J’explore la manière dont un groupe peut exister et évoluer dans un espace donné, en interrogeant notre rapport aux structures qui nous entourent. Ces bancs peuvent-ils s’affranchir du cadre qui les définit ? À travers cette mise en scène, j’aime repenser les liens qui unissent un collectif et les espaces qu’il habite.
Ce faisant, les réflexions de Vinciane Despret, qui explore la manière dont les oiseaux cohabitent et interagissent avec leur environnement, ont nourri ma recherche. Elle met en avant une écologie du vivant où les relations entre individus et milieux sont en perpétuel ajustement. En examinant les stratégies d’habitation et d’adaptation des oiseaux, elle met en lumière leur façon de négocier les espaces partagés, ouvrant ainsi une réflexion plus large sur nos propres manières d’habiter le monde. Cette approche nous invite à penser des modes d’être au monde plus fluides et adaptatifs, où l’espace n’est pas figé, mais continuellement redéfini par les interactions qui s’y déploient.
Dès lors, la galerie n’est plus un simple contenant neutre : elle devient un territoire traversé par des négociations invisibles, un écosystème où chaque banc, en dialogue avec ses semblables, tente de trouver sa place. Comme les oiseaux ajustent leurs trajectoires en fonction du vent, des obstacles et des autres membres de leur groupe, les bancs esquissent des modes d’occupation de l’espace qui relèvent autant de la coordination que du déséquilibre, du rapprochement que de la dispersion.
Ce processus d’adaptation porte en lui une charge poétique, un élan vers autre chose.
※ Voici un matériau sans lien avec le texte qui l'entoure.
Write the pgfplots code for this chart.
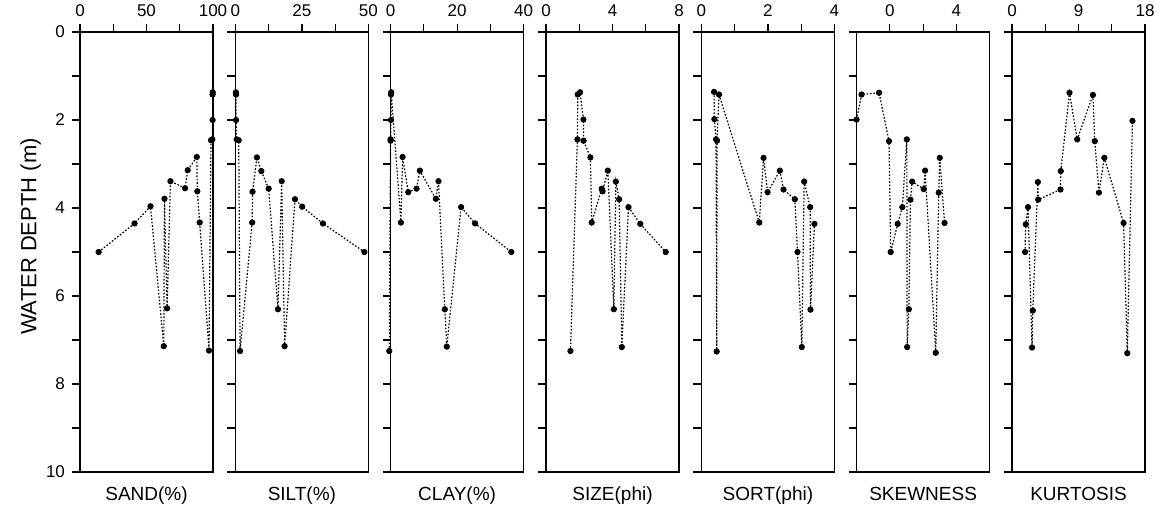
\documentclass[border=0pt]{standalone}
\usepackage{fontspec}
\setmainfont{Liberation Sans}
\usepackage{pgfplots}
\pgfplotsset{compat=1.18}

\pgfplotsset{
  panel/.style={
    scale only axis, width=66.5pt, height=220pt,
    anchor=north west,
    y dir=reverse, ymin=0, ymax=10,
    ytick={0,2,...,10}, minor ytick={1,3,...,9},
    xtick pos=right, xticklabel pos=right, ytick pos=left,
    tick align=outside,
    major tick length=4pt, minor tick length=4pt,
    axis line style={line width=0.8pt},
    every tick/.style={black, line width=0.6pt},
    tick label style={font=\fontsize{8.5}{9}\selectfont},
    /pgf/number format/assume math mode=true,
    xlabel style={at={(axis description cs:0.5,0)}, anchor=north, yshift=-4pt,
      font=\fontsize{9.5}{10}\selectfont},
    clip=false,
  },
  pts/.style={black, line width=0.6pt, dash pattern=on 0.8pt off 0.9pt,
    mark=*, mark size=1.25pt, mark options={solid}},
}

\begin{document}
\begin{tikzpicture}

% sand
\begin{axis}[panel, at={(40pt,-16pt)},
  xmin=0, xmax=100, xtick={0,50,100}, minor xtick={25,75},
  xlabel={SAND(\%)},
  ylabel={WATER DEPTH (m)},
  ylabel style={at={(axis description cs:-0.37,0.535)}, anchor=center,
    font=\fontsize{11}{12}\selectfont},
]
\addplot[pts] coordinates {(14,5.0) (41,4.35) (53,3.96) (63,7.14) (63.5,3.79)
  (65.5,6.28) (68,3.39) (79,3.55) (81,3.14) (87.8,2.84) (88.2,3.62) (90,4.33)
  (97,7.24) (98.5,2.46) (99.5,2.44) (99.7,2.0) (99.7,1.42) (99.8,1.37)};
\end{axis}

% silt
\begin{axis}[panel, at={(117.7pt,-16pt)}, yticklabels={},
  xmin=0, xmax=50, xtick={0,25,50}, minor xtick={12.5,37.5},
  xlabel={SILT(\%)},
]
\addplot[pts] coordinates {(0.2,1.37) (0.25,1.42) (0.25,2.0) (0.5,2.44) (1.25,2.46)
  (1.75,7.25) (6.3,4.33) (6.45,3.63) (8.1,2.85) (9.75,3.16) (12.5,3.56) (16,6.30)
  (17.4,3.39) (18.5,7.14) (22.4,3.80) (25.1,3.97) (32.9,4.35) (48.5,5.0)};
\end{axis}

% clay
\begin{axis}[panel, at={(195.3pt,-16pt)}, yticklabels={},
  xmin=0, xmax=40, xtick={0,20,40}, minor xtick={10,30},
  xlabel={CLAY(\%)},
]
\addplot[pts] coordinates {(-0.4,7.25) (0,2.44) (0,2.47) (0.1,2.0) (0.1,1.42)
  (0.2,1.37) (3.1,4.33) (3.6,2.84) (5.3,3.64) (7.8,3.56) (8.8,3.15) (13.6,3.79)
  (14.4,3.39) (16.3,6.30) (16.9,7.15) (21.2,3.98) (25.4,4.35) (36.3,5.0)};
\end{axis}

% mean size
\begin{axis}[panel, at={(273pt,-16pt)}, yticklabels={},
  xmin=0, xmax=8, xtick={0,4,8}, minor xtick={2,6},
  xlabel={SIZE(phi)},
]
\addplot[pts] coordinates {(1.47,7.25) (1.89,2.44) (1.91,1.42) (2.05,1.37)
  (2.25,1.99) (2.26,2.47) (2.67,2.85) (2.75,4.33) (3.35,3.56) (3.4,3.62)
  (3.72,3.15) (4.08,6.30) (4.2,3.40) (4.4,3.80) (4.56,7.16) (4.96,3.98)
  (5.67,4.36) (7.2,5.0)};
\end{axis}

% sorting
\begin{axis}[panel, at={(350.7pt,-16pt)}, yticklabels={},
  xmin=0, xmax=4, xtick={0,2,4}, minor xtick={1,3},
  xlabel={SORT(phi)},
]
\addplot[pts] coordinates {(0.38,1.36) (0.39,1.98) (0.44,2.44) (0.46,7.26)
  (0.47,2.47) (0.53,1.42) (1.74,4.33) (1.87,2.86) (1.99,3.64) (2.36,3.15)
  (2.47,3.58) (2.81,3.80) (2.89,5.0) (3.02,7.16) (3.09,3.40) (3.27,3.98)
  (3.28,6.31) (3.40,4.36)};
\end{axis}

% skewness
\begin{axis}[panel, at={(428.3pt,-16pt)}, yticklabels={},
  xmin=-2, xmax=6, xtick={0,4}, minor xtick={2},
  xlabel={SKEWNESS},
]
\addplot[pts] coordinates {(-2.0,1.99) (-1.70,1.42) (-0.65,1.38) (-0.05,2.48)
  (0.05,5.0) (0.47,4.36) (0.75,3.98) (1.02,2.44) (1.04,7.16) (1.14,6.30)
  (1.24,3.81) (1.34,3.40) (2.04,3.57) (2.12,3.15) (2.76,7.29) (2.94,3.65)
  (3.0,2.86) (3.29,4.34)};
\end{axis}

% kurtosis
\begin{axis}[panel, at={(506pt,-16pt)}, yticklabels={},
  xmin=0, xmax=18, xtick={0,9,18}, minor xtick={4.5,13.5},
  xlabel={KURTOSIS},
]
\addplot[pts] coordinates {(1.76,5.0) (1.86,4.37) (2.17,3.98) (2.71,7.17)
  (2.81,6.33) (3.5,3.41) (3.55,3.81) (6.56,3.58) (6.6,3.16) (7.78,1.38)
  (8.82,2.44) (10.95,1.43) (11.2,2.48) (11.76,3.65) (12.5,2.86) (15.1,4.34)
  (15.6,7.30) (16.3,2.02)};
\end{axis}

\pgfresetboundingbox
\path[use as bounding box] (0,0) rectangle (582.5pt,-255.5pt);
\end{tikzpicture}
\end{document}
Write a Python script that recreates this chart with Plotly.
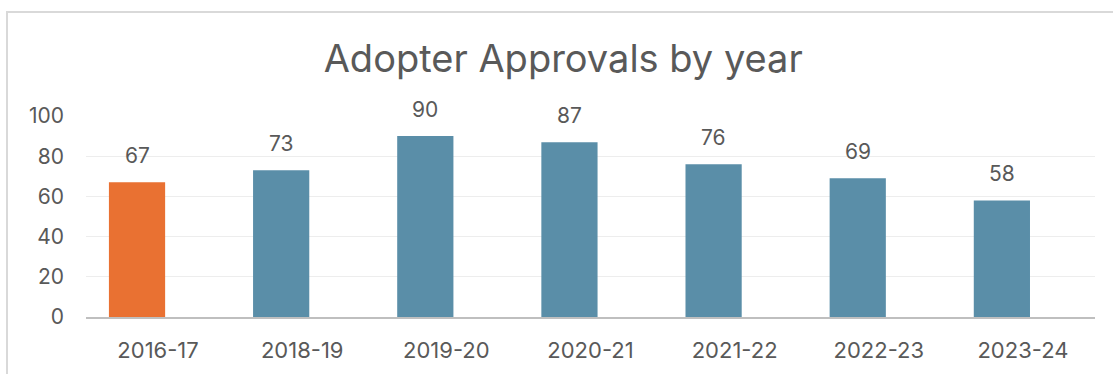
import plotly.graph_objects as go

years = ["2016-17", "2018-19", "2019-20", "2020-21", "2021-22", "2022-23", "2023-24"]
approvals = [67, 73, 90, 87, 76, 69, 58]
bar_colors = ["#E97132", "#5A8EA8", "#5A8EA8", "#5A8EA8", "#5A8EA8", "#5A8EA8", "#5A8EA8"]
y_ticks = [0, 20, 40, 60, 80, 100]

FONT = "Inter"
TEXT = "#595959"

# bars sit left of the category centre (clustered slot)
BAR_W = 0.39
BAR_SHIFT = -0.146
xpos = [i + BAR_SHIFT for i in range(len(years))]

fig = go.Figure()
fig.add_trace(go.Bar(
    x=xpos, y=approvals, width=BAR_W,
    marker=dict(color=bar_colors, line=dict(width=0)),
    hoverinfo="skip",
))

for x, v in zip(xpos, approvals):
    fig.add_annotation(x=x, y=v, text=str(v), showarrow=False,
                       yanchor="middle", yshift=27,
                       font=dict(family=FONT, size=21, color=TEXT))

fig.update_layout(
    width=1113, height=374,
    margin=dict(l=86, r=18, t=116, b=57),
    paper_bgcolor="white", plot_bgcolor="white",
    showlegend=False,
    title=dict(text="Adopter Approvals by year", x=0.506, xanchor="center",
               y=1 - 59 / 374, yanchor="middle", xref="container", yref="container",
               font=dict(family=FONT, size=38, color=TEXT)),
    xaxis=dict(range=[-0.5, len(years) - 0.5], tickvals=list(range(len(years))),
               ticktext=years, showgrid=False, zeroline=False,
               showline=True, linecolor="#BFBFBF", linewidth=2,
               ticks="", ticklabelstandoff=13,
               tickfont=dict(family=FONT, size=22, color=TEXT)),
    yaxis=dict(range=[0, 100], tickvals=y_ticks, showgrid=True,
               gridcolor="#EDEDED", gridwidth=1, zeroline=False,
               showline=False, ticks="", ticklabelstandoff=21,
               tickfont=dict(family=FONT, size=21, color=TEXT)),
)

# chart frame
fig.add_shape(type="rect", xref="paper", yref="paper",
              x0=(7 - 86) / 1009, x1=1.05, y0=-0.5, y1=(317 - 12) / 201,
              line=dict(color="#D9D9D9", width=2), layer="below")

fig.write_html("out.html")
Les bancs ne se contentent pas d’exister dans l’espace de l’exposition : ils cherchent à le comprendre, à le traverser, voire à s’en extraire. Leur mouvement devient une manière d’interroger notre propre rapport à l’espace et à l’autre : comment cohabitons-nous ? Comment nous ajustons-nous aux autres et aux environnements que nous traversons ? Jusqu’où pouvons-nous nous mouvoir avant d’être contraints de rebrousser chemin ?
En travaillant sur le projet, j’ai compris que la proximité des corps — ceux des visiteur·euse·s, ceux des bancs — devenait un facteur déterminant. Elle a une incidence directe sur ce qui se passe, même si cela ne se donne pas à voir immédiatement. Tout est affaire de seuils sensibles : un pas de plus ou de moins, une densité dans l’espace, une orientation, un ralentissement. Le code devient une boucle ouverte où le·la participant·e, sans toujours le savoir, devient partie prenante du système et le transforme.
Ainsi, cette sensibilité s’est avérée à la fois « problématique » — dans le sens du non bon fonctionnement du code — et aussi très belle. Elle a rendu les comportements imprévisibles, instables, parfois incohérents, mais c’est aussi là que résident la poésie et la complexité d’un mouvement de groupe.
L’installation devient alors un espace ouvert : un lieu où le mouvement collectif se construit malgré — ou à cause de — l’incertitude. Et c’est peut-être dans cette hésitation partagée que quelque chose comme un groupe peut commencer à exister.
Mots clés de la pratique: Robotique, collectif, espace d’exposition, agrégation, agentivité, émergence, dissidence.